Я снова стискиваю руку Уолтера и оглядываюсь по сторонам. Подъехал школьный автобус, в котором привезли ребят из нашей школы. Большая их часть была просто рада тому, что отпустили с уроков, другие искренне сочувствовали, а остальные…
Я не додумала мысль до конца, увидев подозрительно знакомую  оранжевую куртку. Я закрыла глаза и попыталась вспомнить, где же я могла её увидеть. В голову настойчиво лезли мои последние моменты. Меня окликивают, затем удар в челюсть. Я открываю глаза и вижу двух парней, склонившихся надо мной. Один из них пинает меня по ребрам, и я начинаю скулить от боли. Второй опускается и начинает со всей силы избивать меня кулаками, пока моё лицо не превращается в месиво. Я пытаюсь вырваться, но они удерживают меня крепко, и рвут мой свитер в процессе. Это акт немотивированной жестокости, зверское нападение… и всё встает на свои места.

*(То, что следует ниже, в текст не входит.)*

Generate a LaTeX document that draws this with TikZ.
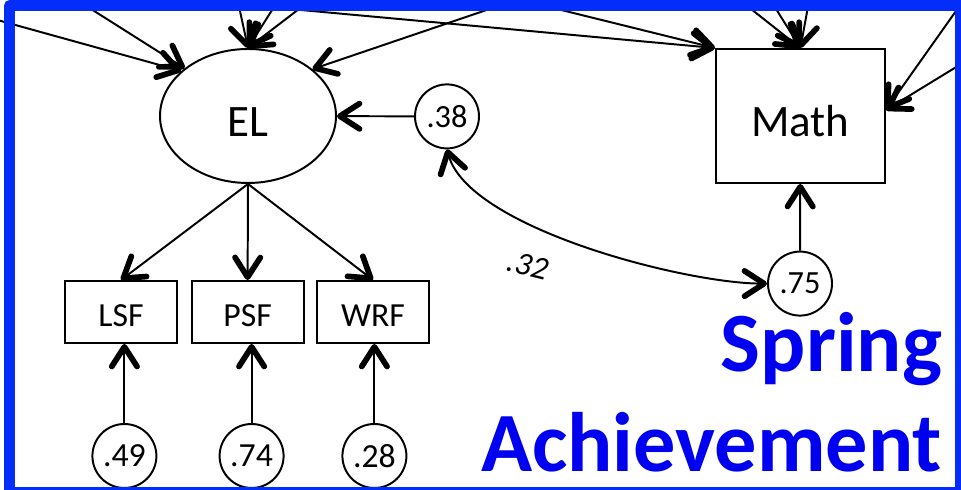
\documentclass[tikz,border=0pt]{standalone}
\usepackage{fontspec}
\setmainfont{Carlito}
\usetikzlibrary{arrows.meta, shapes.geometric, positioning}

\definecolor{frameblue}{RGB}{5,45,250}
\definecolor{titleblue}{RGB}{0,0,240}

\begin{document}
\begin{tikzpicture}[line width=1.4pt,
    tip/.tip={Straight Barb[length=14pt,width=18pt,line width=0pt 2.9,round]},
    arr/.style={-tip},
    latent/.style={draw, ellipse, minimum width=4.4cm, minimum height=3.35cm, inner sep=0pt,
        text height=1.05cm, font=\fontsize{32}{38}\selectfont},
    outcome/.style={draw, rectangle, minimum width=4.225cm, minimum height=3.35cm, inner sep=0pt,
        text height=1.05cm, font=\fontsize{32}{38}\selectfont},
    measure/.style={draw, rectangle, minimum width=2.8cm, minimum height=1.55cm, inner sep=0pt,
        text height=0.75cm, font=\fontsize{24}{29}\selectfont},
    resid/.style={draw, circle, minimum size=1.6cm, inner sep=0pt, font=\fontsize{24}{29}\selectfont},
    title/.style={text=titleblue, font=\fontsize{60}{72}\selectfont\bfseries, inner sep=0pt, anchor=base east}]

    \useasboundingbox (0,0) rectangle (24.025,12.25);
    \fill[white] (0,0) rectangle (24.025,12.25);

    % latent factor and its indicators
    \node[latent] (EL) at (6.2,9.35) {EL};
    \node[measure] (lsf) at (3.025,4.45) {LSF};
    \node[measure] (psf) at (6.19,4.45) {PSF};
    \node[measure] (wrf) at (9.325,4.45) {WRF};

    \node[resid] (e49) at (3.11,0.85) {.49};
    \node[resid] (e74) at (6.29,0.85) {.74};
    \node[resid] (e28) at (9.36,0.85) {.28};

    \node[resid, font=\fontsize{23}{27}\selectfont] (e38) at (11.175,9.34) {.38};

    % outcome
    \node[outcome] (Math) at (20.01,9.35) {Math};
    \node[resid, font=\fontsize{23}{27}\selectfont] (e75) at (20.0,5.16) {.75};

    \draw[arr] (EL.south) -- (lsf.north);
    \draw[arr] (EL.south) -- (psf.north);
    \draw[arr] (EL.south) -- (wrf.north);

    \draw[arr] (e49) -- (e49 |- lsf.south);
    \draw[arr] (e74) -- (e74 |- psf.south);
    \draw[arr] (e28) -- (e28 |- wrf.south);

    \draw[arr] (e38) -- (EL);
    \draw[arr] (e75) -- (Math);

    % residual covariance
    \draw[tip-tip] (e38.south) to[out=-75, in=180, looseness=0.6] (e75.west);
    \node[rotate=-14, font=\fontsize{23}{27}\selectfont\itshape] (cov) at (13.2,5.62) {.32};

    % predictors coming in from above
    \coordinate (a1) at (-0.5,11.87);
    \coordinate (a2) at (1.92,12.25);
    \coordinate (a3) at (5.94,12.25);
    \coordinate (a4) at (6.96,12.25);
    \coordinate (a5) at (7.77,12.25);
    \coordinate (a6) at (12.9,12.25);
    \coordinate (m1) at (4.8,12.25);
    \coordinate (m2) at (13.02,12.25);
    \coordinate (m3) at (18.49,12.25);
    \coordinate (m4) at (19.26,12.25);
    \coordinate (m5) at (20.23,12.25);
    \coordinate (m6) at (24.25,12.47);
    \coordinate (m7) at (24.25,10.785);

    \draw[arr] (a1) -- (EL.146);
    \draw[arr] (a2) -- (EL.143);
    \foreach \s in {a3,a4,a5}
        \draw[arr] (\s) -- (EL.north);
    \draw[arr] (a6) -- (EL.36);

    \draw[arr] (m1) -- (Math.north west);
    \draw[arr] (m2) -- (Math.north west);
    \foreach \s in {m3,m4,m5}
        \draw[arr] (\s) -- (Math.north);
    \draw[arr] (m6) -- (Math.4);
    \draw[arr] (m7) -- (Math.4);

    % frame
    \draw[frameblue, line width=0.275cm, line join=round] (0.2375,12.1125) rectangle (24.0125,-0.0625);

    \node[title] (spring) at (23.575,2.95) {Spring};
    \node[title] (achieve) at (23.575,0.45) {Achievement};
\end{tikzpicture}
\end{document}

Я уже не переживаю. Даже слезы Уолта отошли на задний план. В моей голове внезапно сложился план, порожденный если не взыгравшим чувством справедливости, то точно желанием отомстить за себя. На лице обладателя куртки не было никаких эмоций – каменная маска, за которой скрывалось неизвестное. Меня это злило. Вся моя жизнь была впереди! Я хотела стать старше, я хотела поступить в колледж и выйти замуж за Уолтера! Да даже если бы жизнь нас развела в разные стороны, какая разница – ведь это всё равно наше право жить, дышать и быть свободными. Но всё, что мне теперь остается по вине тех, кто сотни раз проходил мимо меня в коридорах школы – это забвение, холод и гниль.

Я была раздражена, но старалась удержать свои эмоции. Мне нужно стать тенью этих людей, понять их, узнать, что они собираются делать. Они не должны остаться безнаказанными, и я сделаю всё, чтобы правосудие свершилось. Всё равно находиться двадцать четыре на семь рядом с Уолтером я не могу.

Мои мысли снова вернулись к нему. Милый, милый Уолтер. Я буду рядом с тобой столько, сколько мне отведено. Я не дам тебе последовать за мной. Ты должен жить.
А я придумаю по ходу дела, что делать со своей не-жизнью.